Thursday, 14 April 2011

No excuse for not owning up

Shame on the UK that we cannot even take moral responsibility for the horrific behaviour of those who acted in our name in Kenya in the 1950’s. At a time when we are prepared to exercise our military muscle to ‘protect’ people in Lybia from abuse by their government, we wash our hands of horrific behaviour by our colonial administration not that many decades ago.
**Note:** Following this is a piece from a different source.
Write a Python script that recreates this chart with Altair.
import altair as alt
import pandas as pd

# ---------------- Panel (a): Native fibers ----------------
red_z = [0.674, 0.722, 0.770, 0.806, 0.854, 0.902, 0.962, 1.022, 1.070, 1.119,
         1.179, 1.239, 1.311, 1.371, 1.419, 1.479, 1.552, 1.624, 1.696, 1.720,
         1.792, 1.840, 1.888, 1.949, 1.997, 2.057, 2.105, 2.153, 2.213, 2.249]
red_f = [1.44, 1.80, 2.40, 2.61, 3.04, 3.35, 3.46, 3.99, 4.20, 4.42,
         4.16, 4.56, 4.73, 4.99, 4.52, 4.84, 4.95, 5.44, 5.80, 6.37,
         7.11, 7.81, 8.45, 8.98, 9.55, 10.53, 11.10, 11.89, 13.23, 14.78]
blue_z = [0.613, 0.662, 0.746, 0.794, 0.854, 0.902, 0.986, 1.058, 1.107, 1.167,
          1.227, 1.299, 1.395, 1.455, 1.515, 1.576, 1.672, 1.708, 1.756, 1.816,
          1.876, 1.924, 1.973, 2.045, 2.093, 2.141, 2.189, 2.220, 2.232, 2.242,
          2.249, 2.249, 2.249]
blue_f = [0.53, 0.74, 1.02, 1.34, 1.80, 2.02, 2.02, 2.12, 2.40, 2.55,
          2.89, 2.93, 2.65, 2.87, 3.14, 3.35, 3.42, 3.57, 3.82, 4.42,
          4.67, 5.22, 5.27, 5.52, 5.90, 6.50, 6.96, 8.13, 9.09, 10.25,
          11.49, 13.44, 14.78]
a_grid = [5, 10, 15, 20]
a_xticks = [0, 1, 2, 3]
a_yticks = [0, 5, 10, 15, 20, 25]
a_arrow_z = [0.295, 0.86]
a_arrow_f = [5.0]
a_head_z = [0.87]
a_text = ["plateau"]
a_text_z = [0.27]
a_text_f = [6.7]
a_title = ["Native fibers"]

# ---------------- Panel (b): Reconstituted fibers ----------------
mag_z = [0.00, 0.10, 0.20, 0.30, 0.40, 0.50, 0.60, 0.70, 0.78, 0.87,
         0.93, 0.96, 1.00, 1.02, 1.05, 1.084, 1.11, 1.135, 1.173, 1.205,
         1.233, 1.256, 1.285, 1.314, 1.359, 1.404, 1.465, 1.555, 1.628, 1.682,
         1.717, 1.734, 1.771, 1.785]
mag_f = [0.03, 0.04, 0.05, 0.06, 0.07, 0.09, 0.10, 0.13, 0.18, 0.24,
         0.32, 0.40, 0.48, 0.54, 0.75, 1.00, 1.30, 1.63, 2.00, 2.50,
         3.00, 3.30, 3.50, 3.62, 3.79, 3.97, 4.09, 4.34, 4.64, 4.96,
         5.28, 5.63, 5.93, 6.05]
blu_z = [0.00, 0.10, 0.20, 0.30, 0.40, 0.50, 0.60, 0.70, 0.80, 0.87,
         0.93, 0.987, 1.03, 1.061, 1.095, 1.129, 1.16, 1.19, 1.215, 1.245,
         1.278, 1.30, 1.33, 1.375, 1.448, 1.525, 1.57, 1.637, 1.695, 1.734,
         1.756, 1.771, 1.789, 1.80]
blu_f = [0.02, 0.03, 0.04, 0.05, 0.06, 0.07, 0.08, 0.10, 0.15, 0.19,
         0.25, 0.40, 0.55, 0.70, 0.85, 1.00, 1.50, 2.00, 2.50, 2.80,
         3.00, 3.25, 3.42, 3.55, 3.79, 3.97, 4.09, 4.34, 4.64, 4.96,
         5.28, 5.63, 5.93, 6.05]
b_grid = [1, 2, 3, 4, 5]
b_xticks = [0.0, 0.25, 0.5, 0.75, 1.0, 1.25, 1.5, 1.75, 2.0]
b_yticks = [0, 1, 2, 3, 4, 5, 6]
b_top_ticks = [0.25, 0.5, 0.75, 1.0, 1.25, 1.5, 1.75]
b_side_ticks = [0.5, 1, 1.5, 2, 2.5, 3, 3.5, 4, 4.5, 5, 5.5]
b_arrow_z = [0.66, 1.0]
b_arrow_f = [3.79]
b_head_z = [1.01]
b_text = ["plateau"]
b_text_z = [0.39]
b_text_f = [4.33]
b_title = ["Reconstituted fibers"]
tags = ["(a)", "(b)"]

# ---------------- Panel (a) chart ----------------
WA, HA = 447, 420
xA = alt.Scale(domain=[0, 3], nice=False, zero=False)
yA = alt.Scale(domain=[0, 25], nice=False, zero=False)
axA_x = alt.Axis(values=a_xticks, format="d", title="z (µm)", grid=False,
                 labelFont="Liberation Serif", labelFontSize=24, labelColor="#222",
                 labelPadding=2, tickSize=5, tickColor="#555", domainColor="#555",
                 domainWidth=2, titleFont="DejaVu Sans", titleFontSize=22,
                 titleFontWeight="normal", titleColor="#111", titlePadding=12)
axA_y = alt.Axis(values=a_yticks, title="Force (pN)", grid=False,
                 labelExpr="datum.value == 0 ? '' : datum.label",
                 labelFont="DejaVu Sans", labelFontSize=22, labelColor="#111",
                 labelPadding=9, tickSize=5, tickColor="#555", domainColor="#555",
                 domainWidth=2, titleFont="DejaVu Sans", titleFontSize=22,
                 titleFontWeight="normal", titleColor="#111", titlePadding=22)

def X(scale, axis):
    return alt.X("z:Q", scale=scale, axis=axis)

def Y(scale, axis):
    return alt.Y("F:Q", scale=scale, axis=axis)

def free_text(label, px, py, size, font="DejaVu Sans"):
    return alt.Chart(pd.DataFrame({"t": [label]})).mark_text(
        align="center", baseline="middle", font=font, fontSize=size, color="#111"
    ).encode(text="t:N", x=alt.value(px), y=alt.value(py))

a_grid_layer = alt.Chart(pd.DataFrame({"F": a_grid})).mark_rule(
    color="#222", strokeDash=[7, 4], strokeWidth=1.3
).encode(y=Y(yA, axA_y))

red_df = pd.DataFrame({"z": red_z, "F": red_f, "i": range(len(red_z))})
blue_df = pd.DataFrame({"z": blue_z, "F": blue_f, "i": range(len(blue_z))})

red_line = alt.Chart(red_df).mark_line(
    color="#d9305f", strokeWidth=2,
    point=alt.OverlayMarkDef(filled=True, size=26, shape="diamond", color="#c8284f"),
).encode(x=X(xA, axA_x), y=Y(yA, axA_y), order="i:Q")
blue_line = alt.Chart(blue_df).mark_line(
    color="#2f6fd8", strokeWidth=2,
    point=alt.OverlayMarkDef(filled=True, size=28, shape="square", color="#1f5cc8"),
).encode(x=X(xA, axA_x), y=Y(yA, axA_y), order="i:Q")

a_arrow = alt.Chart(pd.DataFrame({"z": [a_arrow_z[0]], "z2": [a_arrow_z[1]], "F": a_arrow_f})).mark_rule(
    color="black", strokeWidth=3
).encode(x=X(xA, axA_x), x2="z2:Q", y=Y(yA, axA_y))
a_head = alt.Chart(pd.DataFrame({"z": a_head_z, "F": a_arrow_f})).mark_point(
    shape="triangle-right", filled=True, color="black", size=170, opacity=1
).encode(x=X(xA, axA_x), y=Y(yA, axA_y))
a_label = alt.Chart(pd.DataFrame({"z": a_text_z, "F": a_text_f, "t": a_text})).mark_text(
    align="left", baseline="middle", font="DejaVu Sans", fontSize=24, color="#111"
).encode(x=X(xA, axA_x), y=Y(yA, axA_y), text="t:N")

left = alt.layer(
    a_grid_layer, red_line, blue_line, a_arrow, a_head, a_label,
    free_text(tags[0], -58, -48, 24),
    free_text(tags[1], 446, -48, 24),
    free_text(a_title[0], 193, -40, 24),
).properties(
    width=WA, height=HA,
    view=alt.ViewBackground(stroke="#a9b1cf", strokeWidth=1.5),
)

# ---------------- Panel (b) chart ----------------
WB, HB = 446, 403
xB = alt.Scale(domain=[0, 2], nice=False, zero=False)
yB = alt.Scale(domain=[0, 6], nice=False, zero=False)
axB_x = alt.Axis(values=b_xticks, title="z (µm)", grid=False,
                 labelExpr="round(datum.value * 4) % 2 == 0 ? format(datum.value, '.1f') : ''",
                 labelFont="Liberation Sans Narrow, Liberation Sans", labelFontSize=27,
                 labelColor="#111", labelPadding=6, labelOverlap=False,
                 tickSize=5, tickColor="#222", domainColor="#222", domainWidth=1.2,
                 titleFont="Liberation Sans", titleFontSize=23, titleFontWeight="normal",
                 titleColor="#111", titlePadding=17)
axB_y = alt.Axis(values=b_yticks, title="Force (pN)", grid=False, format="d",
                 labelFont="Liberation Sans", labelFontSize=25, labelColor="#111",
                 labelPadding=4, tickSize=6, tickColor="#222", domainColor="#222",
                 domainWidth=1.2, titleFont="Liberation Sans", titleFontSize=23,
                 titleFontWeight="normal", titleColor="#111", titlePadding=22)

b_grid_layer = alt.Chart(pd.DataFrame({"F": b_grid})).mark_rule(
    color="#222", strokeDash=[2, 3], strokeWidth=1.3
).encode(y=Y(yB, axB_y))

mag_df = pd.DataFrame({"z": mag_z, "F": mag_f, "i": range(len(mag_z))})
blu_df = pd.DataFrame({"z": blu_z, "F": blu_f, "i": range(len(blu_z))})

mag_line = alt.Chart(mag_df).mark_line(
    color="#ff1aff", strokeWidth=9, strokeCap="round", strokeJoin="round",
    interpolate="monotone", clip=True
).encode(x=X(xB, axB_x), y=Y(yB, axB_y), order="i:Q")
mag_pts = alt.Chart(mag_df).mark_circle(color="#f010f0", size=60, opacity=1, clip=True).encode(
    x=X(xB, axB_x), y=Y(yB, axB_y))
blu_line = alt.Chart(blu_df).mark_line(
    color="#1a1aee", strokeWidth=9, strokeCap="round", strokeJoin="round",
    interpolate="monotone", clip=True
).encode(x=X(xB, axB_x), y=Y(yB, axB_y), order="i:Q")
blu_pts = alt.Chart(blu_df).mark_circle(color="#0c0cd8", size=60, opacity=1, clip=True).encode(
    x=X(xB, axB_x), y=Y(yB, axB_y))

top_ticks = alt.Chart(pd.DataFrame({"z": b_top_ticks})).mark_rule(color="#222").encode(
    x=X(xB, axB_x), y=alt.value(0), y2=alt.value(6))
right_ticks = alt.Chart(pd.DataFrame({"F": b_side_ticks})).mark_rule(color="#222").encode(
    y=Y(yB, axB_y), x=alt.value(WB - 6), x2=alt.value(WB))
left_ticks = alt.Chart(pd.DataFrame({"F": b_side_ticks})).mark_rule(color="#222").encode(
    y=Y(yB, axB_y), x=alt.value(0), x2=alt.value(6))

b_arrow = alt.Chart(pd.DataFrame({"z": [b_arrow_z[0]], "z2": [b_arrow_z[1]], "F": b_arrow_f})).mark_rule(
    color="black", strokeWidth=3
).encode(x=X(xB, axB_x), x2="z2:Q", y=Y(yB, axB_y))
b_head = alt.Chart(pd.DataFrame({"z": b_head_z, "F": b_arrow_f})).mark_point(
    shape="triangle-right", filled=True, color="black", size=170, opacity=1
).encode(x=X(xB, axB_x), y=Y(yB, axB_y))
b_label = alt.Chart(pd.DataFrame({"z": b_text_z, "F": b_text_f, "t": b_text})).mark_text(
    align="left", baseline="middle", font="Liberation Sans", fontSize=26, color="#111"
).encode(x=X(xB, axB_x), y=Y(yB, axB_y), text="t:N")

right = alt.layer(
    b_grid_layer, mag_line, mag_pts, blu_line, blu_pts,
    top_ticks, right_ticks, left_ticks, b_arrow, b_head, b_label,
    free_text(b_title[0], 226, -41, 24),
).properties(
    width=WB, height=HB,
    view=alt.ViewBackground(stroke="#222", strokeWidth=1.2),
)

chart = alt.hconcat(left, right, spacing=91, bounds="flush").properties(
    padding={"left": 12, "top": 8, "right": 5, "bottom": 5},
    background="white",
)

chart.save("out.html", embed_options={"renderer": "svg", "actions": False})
I had come to know a little of this British behaviour in Kenya from visits there and conversations with Kenyans with whom I worked. However, to say that the reality revealed by recently released documents has shocked me is the understatement of the year. Not just the scale of beatings and killings but the documented torture and castration through to roasting alive. The detail is too disgusting to describe. No one should pretend that the Mau Mau uprising against colonial rule did not produce its own atrocities. That may be the context of the colonial administration’s response but it is not an excuse.
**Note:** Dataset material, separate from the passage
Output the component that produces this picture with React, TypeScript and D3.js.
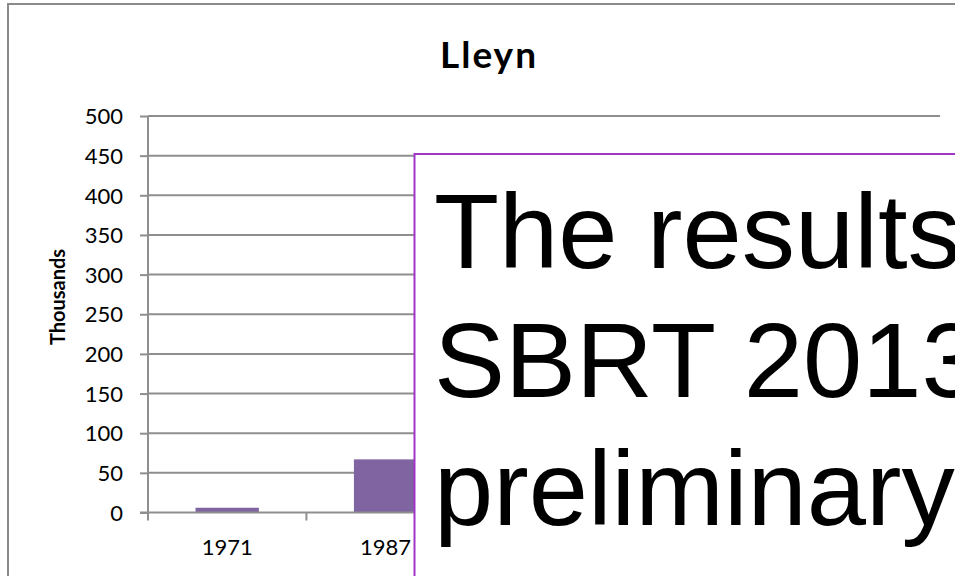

The papers reveal the endemic nature of abuse and that it was condoned and, even, encouraged. The existence of abuse was officially denied and officials who raised concerns were publicly denounced. The paper trail leads out of the colonial administration in Kenya to the government in London.

In the mid-50’s Colonel Arthur Young, an experience police officer and a Christian socialist, was appointed as commissioner of police for Kenya. In a letter to the Governor, forwarded to the Secret Registry of the Ministry for African Affairs, he observed that the Screening Camps (ostensibly for sorting out the active dissidents from innocent bystanders but in fact a dumping ground for anyone who came to official notice) presented a ‘state of affairs so deplorable’ that they should be investigated. Police were diverted from law and order issues to being agents of repression. Africans who suffered from ‘the brutalities that are clearly evident’ had no one to whom they could appeal for justice because the whole colonial structure was complicit. He called for the ‘elementary principles of justice and humanity’ to be observed. In his measured tones it is a damning letter. Young resigned in disgust after eight month’s service. (http://www.scribd.com/doc/52818588/Col-Young-Letter)

Very often people make excuses for not dealing with such things. I’m told that we shouldn’t judge actions in the past by the standards we apply now. This is why Arthur Young is an important witness. His appeal in situ for justice and humanity is the one we would make today. If we fail to name the behaviour of the colonial regime and its agents for what it was, we become complicit. The challenge of Arthur Young and those like him who were prepared to risk opprobrium and loss of job will have fallen on ears equally as deaf as those of the civil servants and politicians in the 1950’s.

I have no idea whether the legal responsibility now lies with the UK government or with the Kenyan government as successor to the colonial administration. I am certain where the moral responsibility lies.